- [Set exercise]
Strip the pictures and reproduce the rest of the listing exactly.

- [Available data]
────────────────────

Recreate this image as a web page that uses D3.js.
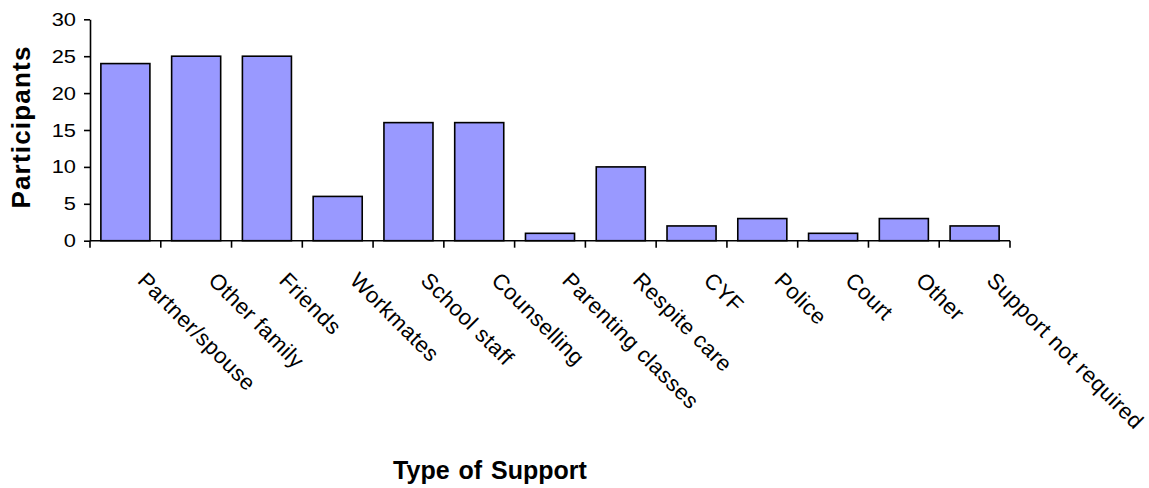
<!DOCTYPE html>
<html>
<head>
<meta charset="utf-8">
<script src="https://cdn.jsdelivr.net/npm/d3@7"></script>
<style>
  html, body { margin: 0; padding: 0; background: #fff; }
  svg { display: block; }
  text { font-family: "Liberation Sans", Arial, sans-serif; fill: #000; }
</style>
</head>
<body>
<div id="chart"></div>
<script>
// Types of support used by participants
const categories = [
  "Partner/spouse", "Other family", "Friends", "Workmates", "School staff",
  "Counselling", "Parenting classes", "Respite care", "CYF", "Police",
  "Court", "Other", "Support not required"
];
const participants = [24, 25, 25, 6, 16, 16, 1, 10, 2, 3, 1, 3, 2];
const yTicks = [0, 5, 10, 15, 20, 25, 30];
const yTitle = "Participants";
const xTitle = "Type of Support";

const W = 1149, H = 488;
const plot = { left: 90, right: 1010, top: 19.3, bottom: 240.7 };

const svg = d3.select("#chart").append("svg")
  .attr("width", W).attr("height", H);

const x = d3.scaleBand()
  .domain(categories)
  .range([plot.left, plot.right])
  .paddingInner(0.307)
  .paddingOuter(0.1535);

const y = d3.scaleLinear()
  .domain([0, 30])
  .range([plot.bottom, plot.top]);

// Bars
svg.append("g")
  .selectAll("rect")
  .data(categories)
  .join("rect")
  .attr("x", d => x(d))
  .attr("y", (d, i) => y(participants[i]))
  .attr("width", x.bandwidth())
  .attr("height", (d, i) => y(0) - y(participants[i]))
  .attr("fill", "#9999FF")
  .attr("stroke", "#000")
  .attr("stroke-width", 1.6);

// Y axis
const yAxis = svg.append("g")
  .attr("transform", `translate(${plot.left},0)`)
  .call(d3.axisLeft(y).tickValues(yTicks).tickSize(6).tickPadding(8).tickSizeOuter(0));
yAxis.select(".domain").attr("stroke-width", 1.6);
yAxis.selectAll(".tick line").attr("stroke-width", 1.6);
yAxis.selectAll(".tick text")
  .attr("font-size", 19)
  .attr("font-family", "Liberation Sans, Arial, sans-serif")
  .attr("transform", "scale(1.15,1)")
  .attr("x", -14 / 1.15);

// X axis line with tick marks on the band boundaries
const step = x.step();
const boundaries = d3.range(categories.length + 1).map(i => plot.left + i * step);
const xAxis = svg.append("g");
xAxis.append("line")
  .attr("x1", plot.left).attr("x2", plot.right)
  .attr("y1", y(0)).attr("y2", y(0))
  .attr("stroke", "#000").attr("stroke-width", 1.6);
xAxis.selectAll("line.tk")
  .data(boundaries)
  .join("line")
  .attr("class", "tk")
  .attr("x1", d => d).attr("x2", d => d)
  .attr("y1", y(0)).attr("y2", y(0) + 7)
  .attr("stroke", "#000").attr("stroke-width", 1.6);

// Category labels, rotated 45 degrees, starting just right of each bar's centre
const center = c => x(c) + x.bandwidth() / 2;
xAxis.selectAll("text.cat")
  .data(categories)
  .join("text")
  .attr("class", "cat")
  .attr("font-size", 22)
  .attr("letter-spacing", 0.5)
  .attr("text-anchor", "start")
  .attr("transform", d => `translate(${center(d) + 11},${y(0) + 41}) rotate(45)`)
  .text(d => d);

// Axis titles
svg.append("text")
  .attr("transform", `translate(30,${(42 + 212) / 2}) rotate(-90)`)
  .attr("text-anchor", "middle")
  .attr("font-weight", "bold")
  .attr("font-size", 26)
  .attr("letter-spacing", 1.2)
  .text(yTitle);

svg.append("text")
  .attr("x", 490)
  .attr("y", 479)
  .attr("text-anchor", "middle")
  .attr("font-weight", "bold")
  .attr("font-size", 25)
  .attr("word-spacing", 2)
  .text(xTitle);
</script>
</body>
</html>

────────────────────

- [The reply]
Recreate this image as a web page that uses D3.js.
<!DOCTYPE html>
<html>
<head>
<meta charset="utf-8">
<script src="https://cdn.jsdelivr.net/npm/d3@7"></script>
<style>
  html, body { margin: 0; padding: 0; background: #fff; }
  svg { display: block; }
  text { font-family: "Liberation Sans", Arial, sans-serif; fill: #000; }
</style>
</head>
<body>
<div id="chart"></div>
<script>
// Types of support used by participants
const categories = [
  "Partner/spouse", "Other family", "Friends", "Workmates", "School staff",
  "Counselling", "Parenting classes", "Respite care", "CYF", "Police",
  "Court", "Other", "Support not required"
];
const participants = [24, 25, 25, 6, 16, 16, 1, 10, 2, 3, 1, 3, 2];
const yTicks = [0, 5, 10, 15, 20, 25, 30];
const yTitle = "Participants";
const xTitle = "Type of Support";

const W = 1149, H = 488;
const plot = { left: 90, right: 1010, top: 19.3, bottom: 240.7 };

const svg = d3.select("#chart").append("svg")
  .attr("width", W).attr("height", H);

const x = d3.scaleBand()
  .domain(categories)
  .range([plot.left, plot.right])
  .paddingInner(0.307)
  .paddingOuter(0.1535);

const y = d3.scaleLinear()
  .domain([0, 30])
  .range([plot.bottom, plot.top]);

// Bars
svg.append("g")
  .selectAll("rect")
  .data(categories)
  .join("rect")
  .attr("x", d => x(d))
  .attr("y", (d, i) => y(participants[i]))
  .attr("width", x.bandwidth())
  .attr("height", (d, i) => y(0) - y(participants[i]))
  .attr("fill", "#9999FF")
  .attr("stroke", "#000")
  .attr("stroke-width", 1.6);

// Y axis
const yAxis = svg.append("g")
  .attr("transform", `translate(${plot.left},0)`)
  .call(d3.axisLeft(y).tickValues(yTicks).tickSize(6).tickPadding(8).tickSizeOuter(0));
yAxis.select(".domain").attr("stroke-width", 1.6);
yAxis.selectAll(".tick line").attr("stroke-width", 1.6);
yAxis.selectAll(".tick text")
  .attr("font-size", 19)
  .attr("font-family", "Liberation Sans, Arial, sans-serif")
  .attr("transform", "scale(1.15,1)")
  .attr("x", -14 / 1.15);

// X axis line with tick marks on the band boundaries
const step = x.step();
const boundaries = d3.range(categories.length + 1).map(i => plot.left + i * step);
const xAxis = svg.append("g");
xAxis.append("line")
  .attr("x1", plot.left).attr("x2", plot.right)
  .attr("y1", y(0)).attr("y2", y(0))
  .attr("stroke", "#000").attr("stroke-width", 1.6);
xAxis.selectAll("line.tk")
  .data(boundaries)
  .join("line")
  .attr("class", "tk")
  .attr("x1", d => d).attr("x2", d => d)
  .attr("y1", y(0)).attr("y2", y(0) + 7)
  .attr("stroke", "#000").attr("stroke-width", 1.6);

// Category labels, rotated 45 degrees, starting just right of each bar's centre
const center = c => x(c) + x.bandwidth() / 2;
xAxis.selectAll("text.cat")
  .data(categories)
  .join("text")
  .attr("class", "cat")
  .attr("font-size", 22)
  .attr("letter-spacing", 0.5)
  .attr("text-anchor", "start")
  .attr("transform", d => `translate(${center(d) + 11},${y(0) + 41}) rotate(45)`)
  .text(d => d);

// Axis titles
svg.append("text")
  .attr("transform", `translate(30,${(42 + 212) / 2}) rotate(-90)`)
  .attr("text-anchor", "middle")
  .attr("font-weight", "bold")
  .attr("font-size", 26)
  .attr("letter-spacing", 1.2)
  .text(yTitle);

svg.append("text")
  .attr("x", 490)
  .attr("y", 479)
  .attr("text-anchor", "middle")
  .attr("font-weight", "bold")
  .attr("font-size", 25)
  .attr("word-spacing", 2)
  .text(xTitle);
</script>
</body>
</html>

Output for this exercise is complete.